Pont Valentre – Cahors
This is one of the prettiest bridges that we came across in our trips around France. Spanning over the river Lot in Cahors, it has an interesting story to it. On one of the towers facing east, you can see a sculpture of a little devil holding onto one of the stones. As the story goes, after 70 years of delays in finishing this bridge, the architect agreed to sell his soul to the devil if the devil would help him to complete it. Just as it was nearing completion, the architect tried to wiggle out of the deal by giving the devil a sieve to carry water for the final batch of mortar. Of course that was impossible and so technically, the bridge was never “completed”. The devil then got his revenge by ensuring the bridge was never finished by climbing up to the tower every night to remove the last stone that was placed there everyday.


The Gouffre de Padirac
This is one of the great geological sites in France. To descend into the caves, you can opt for the lifts or the stairs. At 103 metres deep, we easily decided to go with the lifts! From there, you hop onto a gondola and travel along a subterranean river into the caves where at the end, you hop off and take a walking tour through some magnificent underground formations. The shapes and forms together with the lighting were almost ghoulish in some cases but equally awe inspiring nevertheless. I can just imagine the first people down here exploring the caves for the first time. It must have been such an adventure and experience.

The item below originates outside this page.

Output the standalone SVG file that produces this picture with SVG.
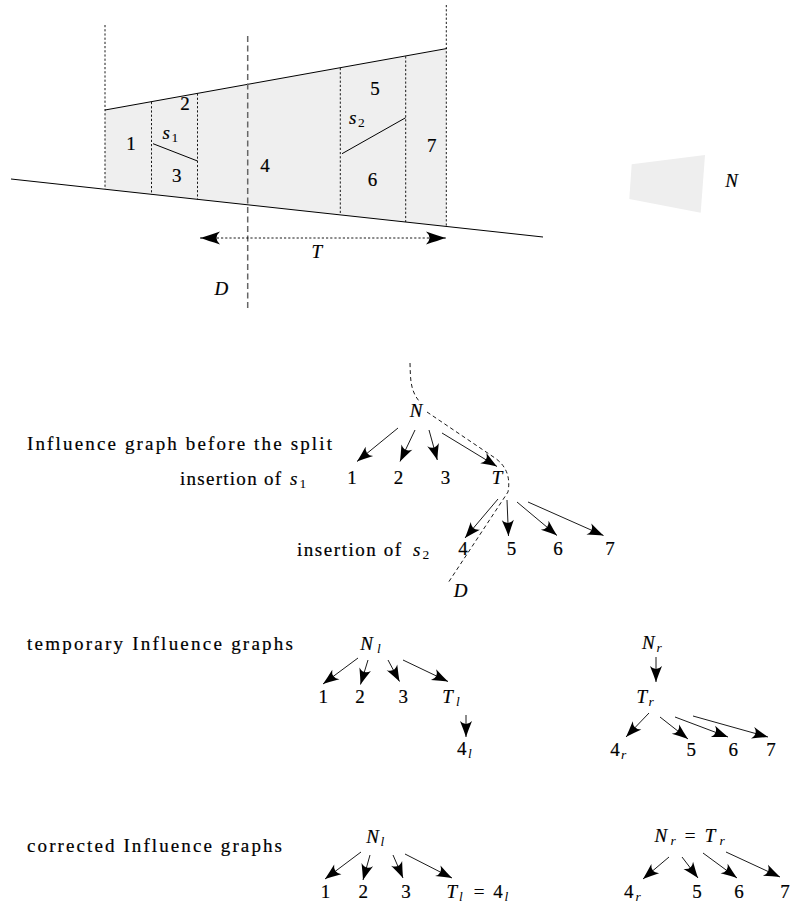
<svg xmlns="http://www.w3.org/2000/svg" width="791" height="905" viewBox="0 0 791 905">
<style>
.t{font-family:"Liberation Serif",serif;font-size:19px;fill:#000;stroke:#000;stroke-width:0.2}
.c{text-anchor:middle}
.m{font-family:"Liberation Serif",serif;font-style:italic;font-size:19px;fill:#000;stroke:#000;stroke-width:0.2}
.s{font-family:"Liberation Serif",serif;font-size:13.5px;fill:#000}
.si{font-family:"Liberation Serif",serif;font-style:italic;font-size:13.5px;fill:#000}
.dot{stroke:#000;stroke-width:0.9;stroke-dasharray:2.2,2;fill:none}
.ln{stroke:#000;stroke-width:1;fill:none}
.arr{stroke:#000;stroke-width:0.9;fill:none;marker-end:url(#ah)}
.dsh{stroke:#000;stroke-width:0.9;stroke-dasharray:4,3;fill:none}
</style>
<defs>
<marker id="ah" viewBox="-17 -7 18 14" refX="0" refY="0" markerWidth="18" markerHeight="14" markerUnits="userSpaceOnUse" orient="auto">
<path d="M0,0 Q-7,-2.4 -16,-6 Q-10,0 -16,6 Q-7,2.4 0,0Z" fill="#000"/>
</marker>
<marker id="ahT" viewBox="-21 -7 22 14" refX="0" refY="0" markerWidth="22" markerHeight="14" markerUnits="userSpaceOnUse" orient="auto-start-reverse">
<path d="M0,0 Q-8,-2.5 -20,-6.5 Q-13,0 -20,6.5 Q-8,2.5 0,0Z" fill="#000"/>
</marker>
</defs>

<g id="trapezoid-scene">
<polygon points="105,110 446.3,49 446.3,226.5 105,189.2" fill="#efefef"/>
<line x1="11" y1="179" x2="543" y2="237" class="ln"/>
<line x1="105" y1="110" x2="447" y2="48.5" class="ln"/>
<line x1="105" y1="25" x2="105" y2="189" class="dot"/>
<line x1="151.5" y1="102" x2="151.5" y2="194.5" class="dot"/>
<line x1="197.5" y1="93.5" x2="197.5" y2="199.5" class="dot"/>
<line x1="340.3" y1="68" x2="340.3" y2="213.5" class="dot"/>
<line x1="405.7" y1="56.3" x2="405.7" y2="222" class="dot"/>
<line x1="446.3" y1="5" x2="446.3" y2="226.5" class="dot"/>
<line x1="247.7" y1="36" x2="247.7" y2="309" stroke="#666" stroke-width="1.5" stroke-dasharray="6,3.5"/>
<line x1="153" y1="143.7" x2="197.5" y2="161" class="ln"/>
<line x1="342" y1="153.7" x2="405.7" y2="117.7" class="ln"/>
<line x1="200" y1="238" x2="446" y2="238" class="dot" marker-start="url(#ahT)" marker-end="url(#ahT)"/>
<text class="t c" x="131" y="150">1</text>
<text class="t c" x="185" y="110">2</text>
<text class="m" x="162.5" y="139">s</text><text class="s" x="171.5" y="142">1</text>
<text class="t c" x="176.7" y="181.5">3</text>
<text class="t c" x="265" y="171.5">4</text>
<text class="t c" x="375" y="95">5</text>
<text class="m" x="349" y="124">s</text><text class="s" x="358" y="127">2</text>
<text class="t c" x="431.7" y="152">7</text>
<text class="t c" x="372.5" y="186">6</text>
<text class="m c" x="316.7" y="258">T</text>
<text class="m c" x="221.3" y="295">D</text>
<polygon points="631.7,164.3 705,155 700.7,212.7 629.3,199" fill="#eeeeee"/>
<text class="m c" x="731.7" y="186.5">N</text>
</g>

<g id="captions">
<text class="t" x="27" y="450" textLength="305" lengthAdjust="spacing">Influence graph before the split</text>
<text class="t" x="180" y="485" textLength="101" lengthAdjust="spacing">insertion of</text>
<text class="m" x="290" y="485">s</text><text class="s" x="299.5" y="488">1</text>
<text class="t" x="297" y="556" textLength="104" lengthAdjust="spacing">insertion of</text>
<text class="m" x="413" y="556">s</text><text class="s" x="422.5" y="559">2</text>
<text class="t" x="27" y="650" textLength="266" lengthAdjust="spacing">temporary Influence graphs</text>
<text class="t" x="27" y="852" textLength="255" lengthAdjust="spacing">corrected Influence graphs</text>
</g>

<g id="connectors">
<path class="dsh" d="M410,363 C410.5,378 410,390 419,401"/>
<path class="dsh" d="M427,412 L495,458 Q512,470 508,492 L448,583"/>
<line class="arr" x1="398" y1="428" x2="357" y2="461.5"/>
<line class="arr" x1="415" y1="430" x2="400" y2="461.5"/>
<line class="arr" x1="429" y1="430" x2="437.3" y2="460"/>
<line class="arr" x1="442" y1="433" x2="497" y2="466.5"/>
<line class="arr" x1="498" y1="499" x2="465" y2="538"/>
<line class="arr" x1="507" y1="500" x2="508.5" y2="536"/>
<line class="arr" x1="517" y1="502" x2="557" y2="535.5"/>
<line class="arr" x1="528" y1="502" x2="603.5" y2="535.5"/>
<line class="arr" x1="358" y1="658" x2="323" y2="684"/>
<line class="arr" x1="368" y1="660" x2="360.5" y2="684.5"/>
<line class="arr" x1="388" y1="660" x2="399.5" y2="681.5"/>
<line class="arr" x1="403" y1="660" x2="448" y2="681.5"/>
<line class="arr" x1="466" y1="715" x2="466" y2="737"/>
<line class="arr" x1="656" y1="657" x2="656" y2="682"/>
<line class="arr" x1="649" y1="713" x2="626" y2="737"/>
<line class="arr" x1="660" y1="717" x2="688" y2="739"/>
<line class="arr" x1="675" y1="717" x2="728" y2="737"/>
<line class="arr" x1="693" y1="716" x2="768" y2="737"/>
<line class="arr" x1="361" y1="852" x2="325" y2="879"/>
<line class="arr" x1="370" y1="855" x2="363" y2="880"/>
<line class="arr" x1="393" y1="855" x2="403" y2="878"/>
<line class="arr" x1="405" y1="854" x2="452" y2="878"/>
<line class="arr" x1="669" y1="857" x2="643" y2="879"/>
<line class="arr" x1="682" y1="857" x2="698" y2="878"/>
<line class="arr" x1="703" y1="853" x2="737" y2="878"/>
<line class="arr" x1="726" y1="852" x2="780" y2="877"/>
</g>

<g id="g1-N"><text class="m c" x="416" y="417">N</text></g>
<g id="g1-1"><text class="t c" x="352" y="484">1</text></g>
<g id="g1-2"><text class="t c" x="398.5" y="484">2</text></g>
<g id="g1-3"><text class="t c" x="445.5" y="484">3</text></g>
<g id="g1-T"><text class="m c" x="497" y="484">T</text></g>
<g id="g1-4"><text class="t c" x="463" y="555">4</text></g>
<g id="g1-5"><text class="t c" x="511.5" y="555">5</text></g>
<g id="g1-6"><text class="t c" x="558" y="555">6</text></g>
<g id="g1-7"><text class="t c" x="610" y="555">7</text></g>
<g id="g1-D"><text class="m c" x="460.5" y="597">D</text></g>

<g id="g2-Nl"><text class="m c" x="366.5" y="650">N</text><text class="si" x="377" y="653">l</text></g>
<g id="g2-1"><text class="t c" x="323.3" y="703">1</text></g>
<g id="g2-2"><text class="t c" x="360" y="703">2</text></g>
<g id="g2-3"><text class="t c" x="403.3" y="703">3</text></g>
<g id="g2-Tl"><text class="m c" x="447.5" y="703">T</text><text class="si" x="456" y="706">l</text></g>
<g id="g2-4l"><text class="t c" x="461.7" y="755">4</text><text class="si" x="468" y="758">l</text></g>
<g id="g2-Nr"><text class="m c" x="648.3" y="648.5">N</text><text class="si" x="656.5" y="651.5">r</text></g>
<g id="g2-Tr"><text class="m c" x="641.7" y="703">T</text><text class="si" x="648.5" y="706">r</text></g>
<g id="g2-4r"><text class="t c" x="615" y="756">4</text><text class="si" x="621" y="759">r</text></g>
<g id="g2-5"><text class="t c" x="691.3" y="756">5</text></g>
<g id="g2-6"><text class="t c" x="733.3" y="756">6</text></g>
<g id="g2-7"><text class="t c" x="771" y="756">7</text></g>

<g id="g3-Nl"><text class="m c" x="372.5" y="843">N</text><text class="si" x="380.5" y="846">l</text></g>
<g id="g3-1"><text class="t c" x="325.5" y="898">1</text></g>
<g id="g3-2"><text class="t c" x="363.3" y="898">2</text></g>
<g id="g3-3"><text class="t c" x="406" y="898">3</text></g>
<g id="g3-Tl4l"><text class="m c" x="451.7" y="898">T</text><text class="si" x="459" y="901">l</text><text class="t c" x="479" y="898">=</text><text class="t c" x="498" y="898">4</text><text class="si" x="504.5" y="901">l</text></g>
<g id="g3-NrTr"><text class="m c" x="660.8" y="841.5">N</text><text class="si" x="670.5" y="844.5">r</text><text class="t c" x="690" y="841.5">=</text><text class="m c" x="710" y="841.5">T</text><text class="si" x="719.5" y="844.5">r</text></g>
<g id="g3-4r"><text class="t c" x="628.8" y="898">4</text><text class="si" x="635.5" y="901">r</text></g>
<g id="g3-5"><text class="t c" x="697" y="898">5</text></g>
<g id="g3-6"><text class="t c" x="739" y="898">6</text></g>
<g id="g3-7"><text class="t c" x="785" y="898">7</text></g>
</svg>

Set against a cliff side, Rocamadour is popular as a pilgrimage destination for over 1,000 years. True to the spirit of trying every cuisine in France, we also ordered Rocamadour’s famous goats cheese for lunch. Unfortunately, it was a bridge too far in terms of taste. I couldn’t bring myself to like it. The nose was just too hard to ignore with pictures of a sweaty mountain goat constantly appearing in my mind and in the end, it was the only dish which I could not finish. (Maybe if I tried it cooked a different way next time . . )


La Roque-Gageac
Just 8km from Sarlat (where we went food shopping in the morning) and on the north bank of the river Dordogne, lies the beautiful village of La Roque Gageac. With their creamy stone houses and tiled roofs facing the river, it is a dreamy place where you can enjoy the river all day long in summer. It was a very hot day when we were there. The temperature was in the 40’s (degrees celcius) and we were so tempted to just jump in even though we did not have a change of clothes for that day.